Austenland
- The cover art for Austenland
- Author: Shannon Hale
- Language: English
- Series: Austenland
- Genre: Fiction
- Published: Bloomsbury USA, 2007
- Publication place: United States
- Media type: Hardback
- Pages: 194
- ISBN: 1-59691-285-5
- OCLC: 73502669
- Dewey Decimal: 813/.6 22
- LC Class: PS3608.A54584 A95 2007
- Followed by: Midnight in Austenland
- Website: Austenland, Bloomsbury

= Austenland =

2007 novel by Shannon Hale

Austenland is a 2007 novel by Shannon Hale, published by Bloomsbury. It follows protagonist Jane Hayes, a graphic designer living in New York City who is secretly obsessed with Jane Austen's 1813 novel Pride and Prejudice, specifically Colin Firth's portrayal of Mr. Darcy in the 1995 BBC adaptation. Her aunt dies and, in her will, leaves Jane a trip to an Austen theme park in the English countryside, where customers and actors role-play as characters in the Regency era. The novel is the first in Hale's Austenland series, followed by Midnight in Austenland. A film based on the first novel was released in 2013, starring Keri Russell and directed by Jerusha Hess.

== Development ==
Hale's favorite author as a teenager was Jane Austen. Once she came up with the idea of a modern-day immersion program into the Regency era, it became "a story [she] wanted to tell" and one that took her seven years to write. She drew upon her experience visiting the United Kingdom during college and trips touring Regency sites while writing Austenland. Protagonist Jane Hayes was inspired by a friend of the author's, as well as Hale herself.

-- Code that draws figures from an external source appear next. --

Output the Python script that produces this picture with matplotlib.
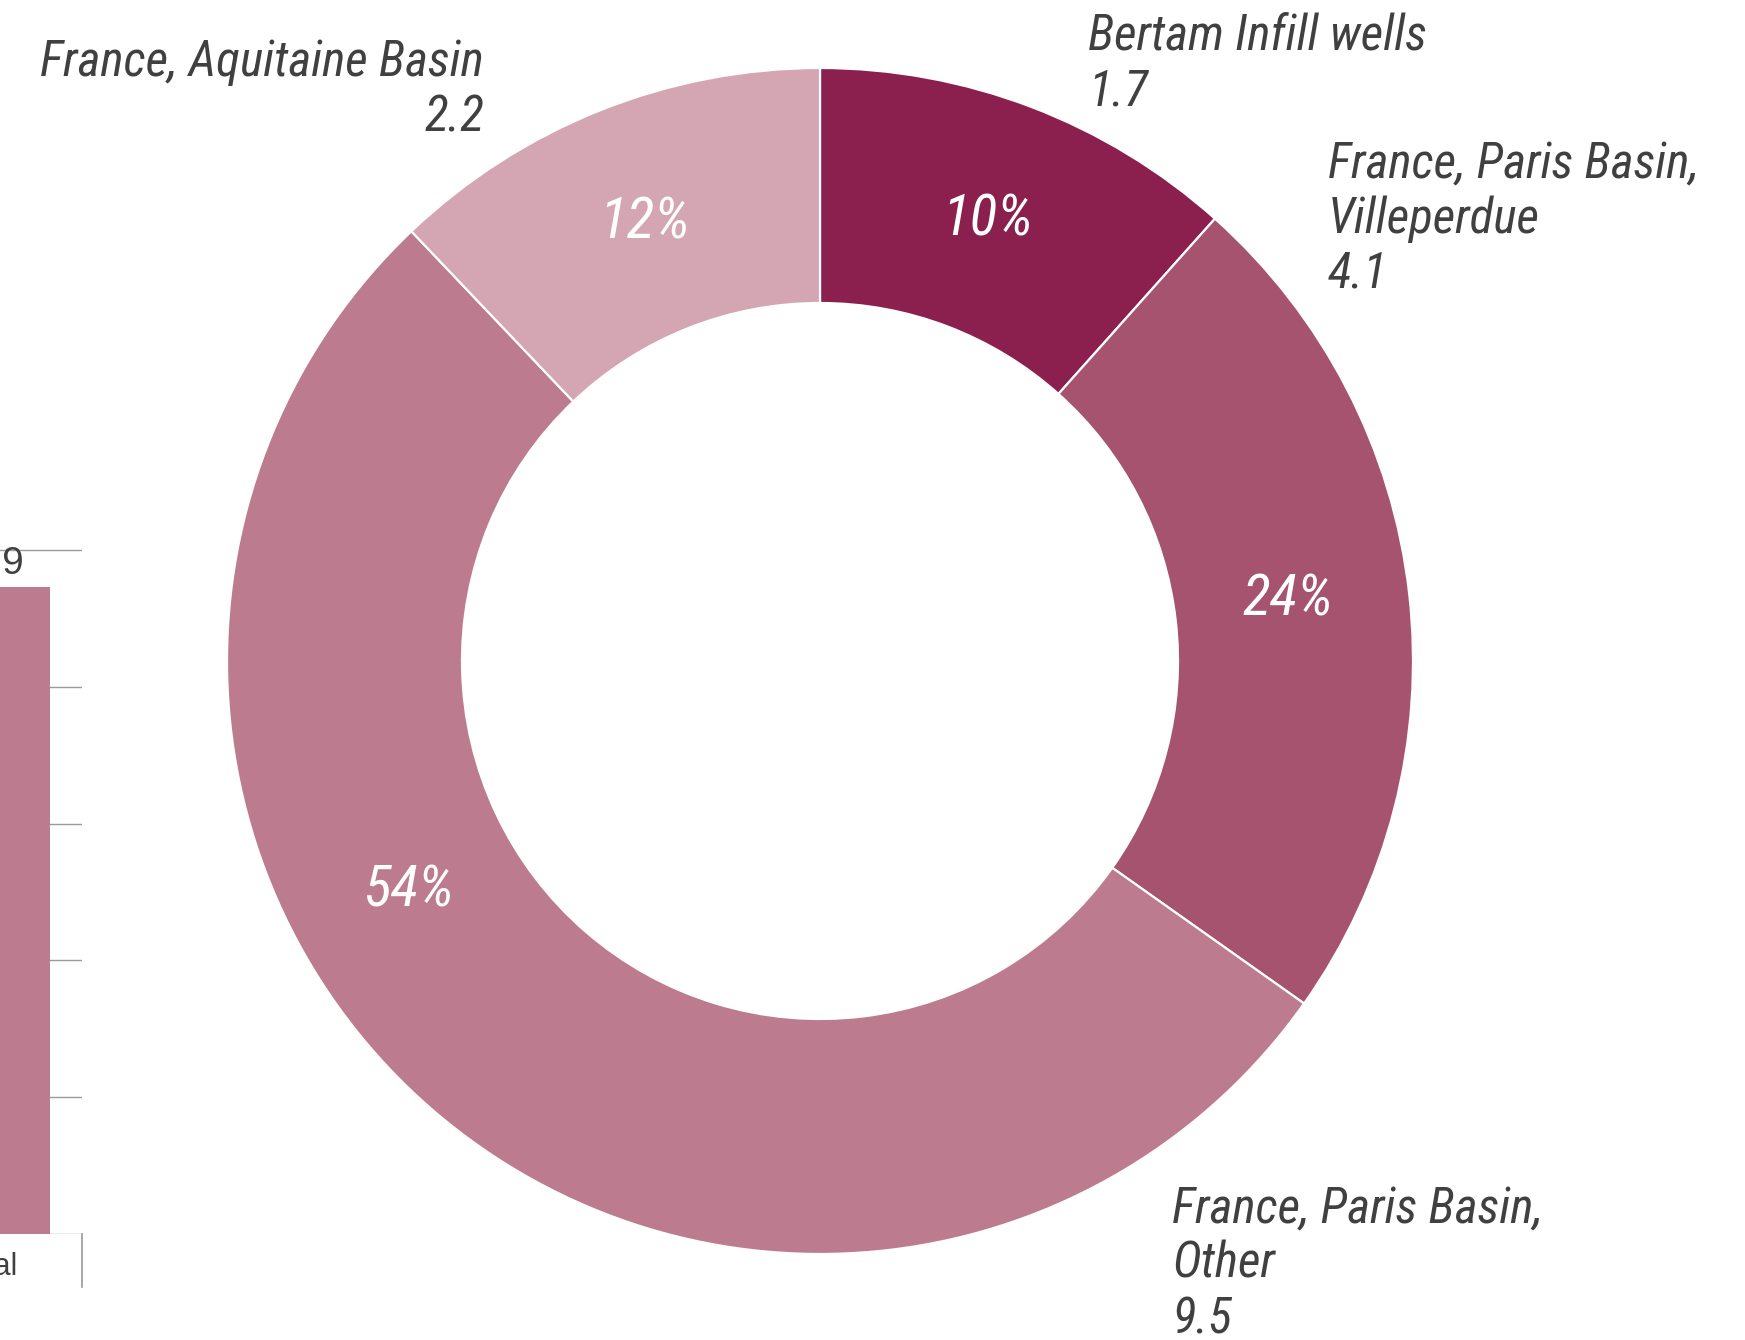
import matplotlib
matplotlib.use("Agg")
import matplotlib.pyplot as plt
import numpy as np

# donut data
segments = ["Bertam Infill wells", "France, Paris Basin,\nVilleperdue",
            "France, Paris Basin,\nOther", "France, Aquitaine Basin"]
values = ["1.7", "4.1", "9.5", "2.2"]
pct_labels = ["10%", "24%", "54%", "12%"]
shares = [11.6, 23.2, 53.1, 12.1]  # slice sizes as drawn in the picture
colors = ["#8b1f4d", "#a5536e", "#bc7b8e", "#d4a6b3"]

# partial bar chart on the left edge
bar_cats = ["Total"]
bar_vals = [18.9]
bar_ticks = [0, 4, 8, 12, 16, 20]

W, H = 1745, 1340
text_col = "#404040"
cond = ["Roboto Condensed", "DejaVu Sans"]

fig = plt.figure(figsize=(W / 100, H / 100), dpi=100)

# ---- bar chart (mostly cut off) ----
left_px, right_px = -300, 82
axb = fig.add_axes([left_px / W, (H - 1234) / H, (right_px - left_px) / W, 691 / H])
axb.bar(range(len(bar_cats)), bar_vals, width=0.8, color="#bc7b8e", zorder=2)
axb.set_xlim(-1.7875, 0.6)
axb.set_ylim(0, 20.2)
axb.set_yticks(bar_ticks)
axb.set_yticklabels([])
axb.tick_params(axis="y", length=0)
axb.set_xticks(range(len(bar_cats)), bar_cats, fontsize=22, family="Liberation Sans", color=text_col)
axb.tick_params(axis="x", length=0, pad=13)
axb.yaxis.grid(True, color="#9a9a9a", linewidth=1.0)
axb.set_axisbelow(True)
for s in axb.spines.values():
    s.set_visible(False)
axb.set_facecolor("none")
axb.plot([1, 1], [0, -0.077], transform=axb.transAxes, color="#9a9a9a", lw=1.2, clip_on=False)
for i, v in enumerate(bar_vals):
    axb.annotate(f"{v}", (i, v), xytext=(0, 9.5), textcoords="offset points",
                 ha="center", va="baseline", fontsize=28, family="Liberation Sans", color=text_col)

# ---- donut ----
ax = fig.add_axes([0, 0, 1, 1])
cx, cy = 820, H - 661
r_out, r_in = 593, 358
wedges, _ = ax.pie(shares, colors=colors, startangle=90, counterclock=False,
                   radius=r_out, center=(cx, cy),
                   wedgeprops=dict(width=r_out - r_in, edgecolor="white", linewidth=1.6))
ax.set_xlim(0, W)
ax.set_ylim(0, H)
ax.set_aspect("equal")
ax.axis("off")

# percentage labels sit mid-ring; the big slice's label is pulled off its middle
r_mid = (r_out + r_in) / 2 - 4
angle_shift = [0, 1, -20, 0]
for w, lab, sh in zip(wedges, pct_labels, angle_shift):
    ang = np.deg2rad((w.theta1 + w.theta2) / 2 + sh)
    ax.text(cx + r_mid * np.cos(ang), cy + r_mid * np.sin(ang), lab,
            ha="center", va="center", fontsize=41.5, style="italic",
            family=cond, color="white")

# outer labels: (x, first baseline from top, alignment)
label_pos = [(1088, 50, "left"), (1328, 178, "left"), (1172, 1223, "left"), (484, 76, "right")]
line_gap = 55
for name, val, (x, y0, ha) in zip(segments, values, label_pos):
    lines = name.split("\n") + [val]
    for k, line in enumerate(lines):
        ax.text(x, H - (y0 + k * line_gap), line, ha=ha, va="baseline",
                fontsize=35.5, style="italic", family=cond, color=text_col)

fig.savefig("out.png", dpi=100)
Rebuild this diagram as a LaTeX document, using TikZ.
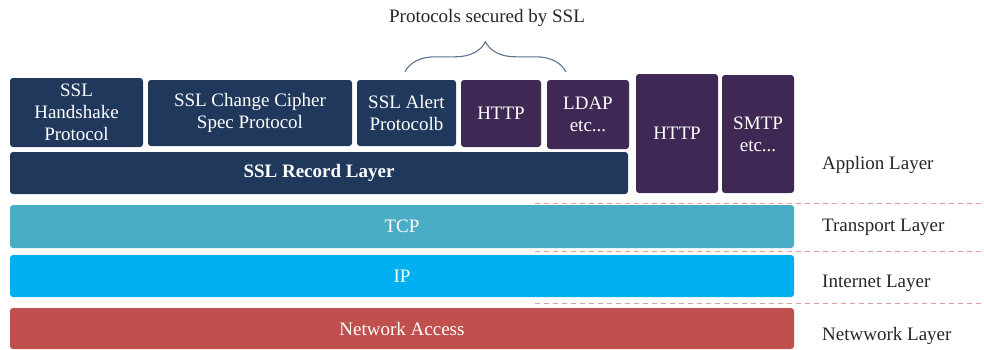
\documentclass[tikz,border=0pt]{standalone}
\usepackage{fontspec}
\setmainfont{Liberation Serif}
\usetikzlibrary{
calc,
decorations.pathreplacing,
positioning
}
\definecolor{sslblue}{RGB}{31,56,92}
\definecolor{appviolet}{RGB}{63,41,84}
\definecolor{tcpblue}{RGB}{75,172,198}
\definecolor{ipblue}{RGB}{0,176,240}
\definecolor{netred}{RGB}{192,80,77}
\definecolor{bracegray}{RGB}{95,115,145}
\tikzset{
  blk/.style={rounded corners=3pt, inner sep=0pt, text=white, align=center, font=\fontsize{19}{22}\selectfont},
  sslblk/.style={blk, fill=sslblue},
  appblk/.style={blk, fill=appviolet},
  sepline/.style={netred!55, line width=0.8pt, dash pattern=on 5pt off 4pt},
  laylab/.style={anchor=west, inner sep=0pt, text=black!85, font=\fontsize{19}{22}\selectfont}
}

\begin{document}
\begin{tikzpicture}[x=1pt, y=-1pt]
		\useasboundingbox (0,0) rectangle (984,349);
		% SSL protocols and secured applications
		\node[sslblk, minimum width=133, minimum height=69] (handshake) at (76.5,112.5) {SSL\\Handshake\\Protocol};
		\node[sslblk, minimum width=204, minimum height=66] (cipher) at (250,113) {SSL Change Cipher\\Spec Protocol};
		\node[sslblk, minimum width=99, minimum height=66] (alert) at (406.5,113) {SSL Alert\\Protocolb};
		\node[appblk, minimum width=80, minimum height=67] (http) at (501,113.5) {HTTP};
		\node[appblk, minimum width=82, minimum height=69] (ldap) at (588,114.5) {LDAP\\etc...};
		\node[sslblk, minimum width=618, minimum height=42, font=\fontsize{19}{22}\selectfont\bfseries] (record) at (319,173) {SSL Record Layer};
		% plain applications
		\node[appblk, minimum width=82, minimum height=119] (httpb) at (677,133.5) {HTTP};
		\node[appblk, minimum width=72, minimum height=118] (smtp) at (758,134) {SMTP\\etc...};
		% lower layers
		\node[blk, fill=tcpblue, minimum width=784, minimum height=43] (tcp) at (402,226.5) {TCP};
		\node[blk, fill=ipblue, minimum width=784, minimum height=42] (ip) at (402,276) {IP};
		\node[blk, fill=netred, minimum width=784, minimum height=41] (netacc) at (402,328.5) {Network Access};
		
		% brace
		\node[inner sep=0pt, text=black!85, font=\fontsize{19}{22}\selectfont] (prot) at (487,18) {Protocols secured by SSL};
		\coordinate (bl) at ($(alert.north)+(-1.5,-8)$);
		\coordinate (br) at ($(ldap.north west)+(19,-8)$);
		\draw[bracegray, line width=1.1pt, decorate, decoration={brace, amplitude=30pt}] (bl) -- (br);
		
		% layer separators and names
		\draw[sepline] (535,203) -- (984,203);
		\draw[sepline] (535,251) -- (984,251);
		\draw[sepline] (535,303) -- (984,303);
		\node[laylab] (applab) at (822,165) {Applion Layer};
		\node[laylab] (translab) at (822,227) {Transport Layer};
		\node[laylab] (intlab) at (822,283) {Internet Layer};
		\node[laylab] (netlab) at (822,336) {Netwwork Layer};
	\end{tikzpicture}
\end{document}
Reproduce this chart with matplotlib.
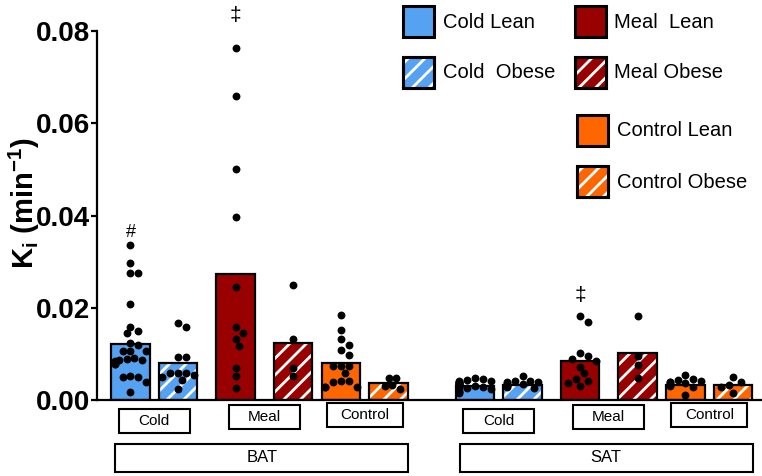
import numpy as np
import matplotlib
matplotlib.use("Agg")
import matplotlib.pyplot as plt
from matplotlib.patches import Rectangle
import matplotlib.transforms as mtransforms

plt.rcParams['font.family'] = ['Liberation Sans', 'DejaVu Sans']
plt.rcParams['mathtext.fontset'] = 'custom'
plt.rcParams['mathtext.rm'] = 'Liberation Sans:bold'
plt.rcParams['mathtext.bf'] = 'Liberation Sans:bold'
plt.rcParams['mathtext.it'] = 'Liberation Sans:bold'
plt.rcParams['hatch.linewidth'] = 2.0

# data
tissues = ["BAT", "SAT"]
conditions = ["Cold", "Meal", "Control"]
groups = ["Cold Lean", "Cold  Obese", "Meal  Lean", "Meal Obese", "Control Lean", "Control Obese"]
colors = ["#55a2f2", "#55a2f2", "#990000", "#990000", "#ff6600", "#ff6600"]
hatched = [False, True, False, True, False, True]

bat_means = [0.0121, 0.0081, 0.0273, 0.0124, 0.0081, 0.0037]
sat_means = [0.0030, 0.0032, 0.0085, 0.0101, 0.0033, 0.0032]

bat_cold_lean = [0.0336, 0.0298, 0.0275, 0.0275, 0.0208, 0.0159, 0.0150, 0.0145, 0.0124,
                 0.0119, 0.0106, 0.0106, 0.0106, 0.0090, 0.0088, 0.0086, 0.0086, 0.0084,
                 0.0082, 0.0080, 0.0079, 0.0077, 0.0051, 0.0050, 0.0050, 0.0040, 0.0018]
bat_cold_obese = [0.0168, 0.0158, 0.0094, 0.0094, 0.0058, 0.0058, 0.0058, 0.0055, 0.0050, 0.0043, 0.0023]
bat_meal_lean = [0.0764, 0.0658, 0.0501, 0.0397, 0.0246, 0.0159, 0.0146, 0.0132, 0.0116, 0.0070, 0.0051, 0.0027]
bat_meal_obese = [0.0249, 0.0132, 0.0069, 0.0051]
bat_ctrl_lean = [0.0184, 0.0152, 0.0132, 0.0119, 0.0108, 0.0098, 0.0074, 0.0074, 0.0074,
                 0.0059, 0.0041, 0.0041, 0.0039, 0.0029, 0.0029, 0.0029]
bat_ctrl_obese = [0.0047, 0.0047, 0.0033, 0.0030, 0.0023]

sat_cold_lean = [0.0048, 0.0045, 0.0043, 0.0042, 0.0042, 0.0040, 0.0038, 0.0037, 0.0036,
                 0.0035, 0.0034, 0.0033, 0.0032, 0.0031, 0.0030, 0.0030, 0.0029, 0.0028,
                 0.0027, 0.0025, 0.0023, 0.0020, 0.0017, 0.0015]
sat_cold_obese = [0.0052, 0.0042, 0.0041, 0.0040, 0.0038, 0.0036, 0.0035, 0.0033, 0.0032, 0.0030, 0.0028, 0.0026]
sat_meal_lean = [0.0183, 0.0170, 0.0101, 0.0095, 0.0089, 0.0085, 0.0072, 0.0058, 0.0045, 0.0042, 0.0036, 0.0031]
sat_meal_obese = [0.0183, 0.0095, 0.0076, 0.0047]
sat_ctrl_lean = [0.0054, 0.0045, 0.0043, 0.0042, 0.0040, 0.0038, 0.0037, 0.0035, 0.0033, 0.0031, 0.0028, 0.0011]
sat_ctrl_obese = [0.0049, 0.0038, 0.0033, 0.0028, 0.0016]

bat_points = [bat_cold_lean, bat_cold_obese, bat_meal_lean, bat_meal_obese, bat_ctrl_lean, bat_ctrl_obese]
sat_points = [sat_cold_lean, sat_cold_obese, sat_meal_lean, sat_meal_obese, sat_ctrl_lean, sat_ctrl_obese]

# layout
W, H = 762, 476
offsets = np.array([0, 1.0, 2.21, 3.42, 4.43, 5.43])
starts = [0, 7.25]
bar_w = 0.82
xmin, xmax = -0.705, 13.29
px_per_x = 47.5
px_per_y = 369 / 0.08
dot_d = 7.8

fig = plt.figure(figsize=(W / 100, H / 100), dpi=100)
ax = fig.add_axes([97 / W, 1 - 400 / H, 1 - 97 / W, 369 / H])


def swarm(vals):
    # simple beeswarm offsets in data units
    order = np.argsort(vals)[::-1]
    placed = []
    xs = np.zeros(len(vals))
    for i in order:
        y = vals[i] * px_per_y
        for k in [0, 1, -1, 2, -2, 3, -3, 4, -4]:
            x = k * dot_d * 0.5
            if all((x - px) ** 2 + (y - py) ** 2 >= (dot_d * 0.95) ** 2 for px, py in placed):
                break
        placed.append((x, y))
        xs[i] = x / px_per_x
    return xs


for start, means, pts in zip(starts, [bat_means, sat_means], [bat_points, sat_points]):
    pos = start + offsets
    for j in range(6):
        if hatched[j]:
            ax.bar(pos[j], means[j], bar_w, color=colors[j], edgecolor="white", hatch="//", linewidth=0)
            ax.bar(pos[j], means[j], bar_w, fill=False, edgecolor="black", linewidth=1.6)
        else:
            ax.bar(pos[j], means[j], bar_w, color=colors[j], edgecolor="black", linewidth=1.6)
        v = np.array(pts[j])
        ax.scatter(pos[j] + swarm(v), v, s=32, color="black", zorder=5, clip_on=False, linewidths=0)

# significance marks
ax.text(starts[0] + offsets[0], max(bat_cold_lean) + 0.0028, "#", ha="center", va="center", fontsize=13)
ax.text(starts[0] + offsets[2], max(bat_meal_lean) + 0.0069, "\u2021", ha="center", va="center", fontsize=15, clip_on=False)
ax.text(starts[1] + offsets[2], max(sat_meal_lean) + 0.0043, "\u2021", ha="center", va="center", fontsize=15)

ax.set_xlim(xmin, xmax)
ax.set_ylim(0, 0.08)
ax.set_yticks([0, 0.02, 0.04, 0.06, 0.08])
ax.set_yticklabels(["0.00", "0.02", "0.04", "0.06", "0.08"], fontsize=20, fontweight="bold")
ax.set_xticks([])
ax.spines["top"].set_visible(False)
ax.spines["right"].set_visible(False)
ax.spines["left"].set_linewidth(1.6)
ax.spines["bottom"].set_linewidth(1.6)
ax.tick_params(axis="y", width=1.6, length=4, pad=1)

fig.text(24 / W, 1 - 203 / H, r"$\mathbf{K_i}$ (min$^{\mathbf{-1}}$)", rotation=90,
         ha="center", va="center", fontsize=21, fontweight="bold")

# condition and tissue boxes below the axis
trans = mtransforms.blended_transform_factory(ax.transData, ax.transAxes)
box_w = [1.5, 1.5, 1.6]
box_top = [409, 405, 403]
for start, tissue in zip(starts, tissues):
    for c in range(3):
        cx = start + (offsets[2 * c] + offsets[2 * c + 1]) / 2
        y0 = (400 - box_top[c] - 24) / 369
        ax.add_patch(Rectangle((cx - box_w[c] / 2, y0), box_w[c], 24 / 369, transform=trans,
                               fill=False, edgecolor="black", linewidth=1.5, clip_on=False))
        ax.text(cx, y0 + 12 / 369, conditions[c], transform=trans, ha="center", va="center", fontsize=11)
    x0 = start - 0.326
    x1 = start + 5.85
    ax.add_patch(Rectangle((x0, (400 - 472) / 369), x1 - x0, 28 / 369, transform=trans,
                           fill=False, edgecolor="black", linewidth=1.5, clip_on=False))
    ax.text((x0 + x1) / 2, (400 - 458) / 369, tissue, transform=trans, ha="center", va="center", fontsize=12)

# legend drawn by hand
leg_box = [(403, 6), (403, 57), (575, 6), (575, 57), (577, 115), (577, 166)]
leg_text_x = [443, 443, 614, 614, 617, 617]
for j in range(6):
    lx, ly = leg_box[j]
    rect = Rectangle((lx / W, 1 - (ly + 31) / H), 31 / W, 31 / H, transform=fig.transFigure,
                     facecolor=colors[j], edgecolor="black", linewidth=2.2)
    fig.patches.append(rect)
    if hatched[j]:
        fig.patches.append(Rectangle((lx / W, 1 - (ly + 31) / H), 31 / W, 31 / H, transform=fig.transFigure,
                                     facecolor="none", edgecolor="white", hatch="//", linewidth=0))
        fig.patches.append(Rectangle((lx / W, 1 - (ly + 31) / H), 31 / W, 31 / H, transform=fig.transFigure,
                                     fill=False, edgecolor="black", linewidth=2.2))
    fig.text(leg_text_x[j] / W, 1 - (ly + 16) / H, groups[j], ha="left", va="center", fontsize=14.5)

fig.savefig("out.png", dpi=100)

She has also cited the 1995 Pride and Prejudice mini-series as inspiration for Austenland. Hale even dedicated the novel to the series' leading man, Colin Firth.

==Plot summary==
Austenland tells the story of 32-year-old Jane Hayes, an average New York woman who secretly has an unhealthy obsession with Mr. Darcy from the BBC adaptation of Pride and Prejudice. Jane accidentally reveals her secret to her great-aunt Carolyn, who dies shortly after their conversation. In her will, Carolyn leaves Jane a trip to a Jane Austen–themed getaway destination. She decides to go, planning to give up dating for good afterwards. Once Jane arrives at Pembrook Park in the English countryside, she is bombarded with the complex rules of Regency era society. The proprietress, Mrs. Wattlesbrook, is eager to preserve these rules at Pembrook Park and makes it clear that Jane–who didn't pay for the trip herself–is not their usual type of customer. She becomes "Miss Jane Erstwhile" and meets Aunt Saffronia and Lord Templeton, her pretend aunt and uncle, respectively. "Miss Charming" and two gentlemen actors, Colonel Andrews and Mr. Nobley, are the other guests in the house. Andrews is jolly and flirtatious, while Nobley is brooding and arrogant. Jane also meets Theodore, the gardener, whose real name is Martin Jasper. He breaks Mrs. Wattlesbrook's rules to speak to her. As the days go by, Jane doubts her ability to keep up the act and begins to feel like an outsider. She finds Martin in the servant's quarters and they begin a new romance, but he cuts her off after worrying his involvement with her will cost him his job.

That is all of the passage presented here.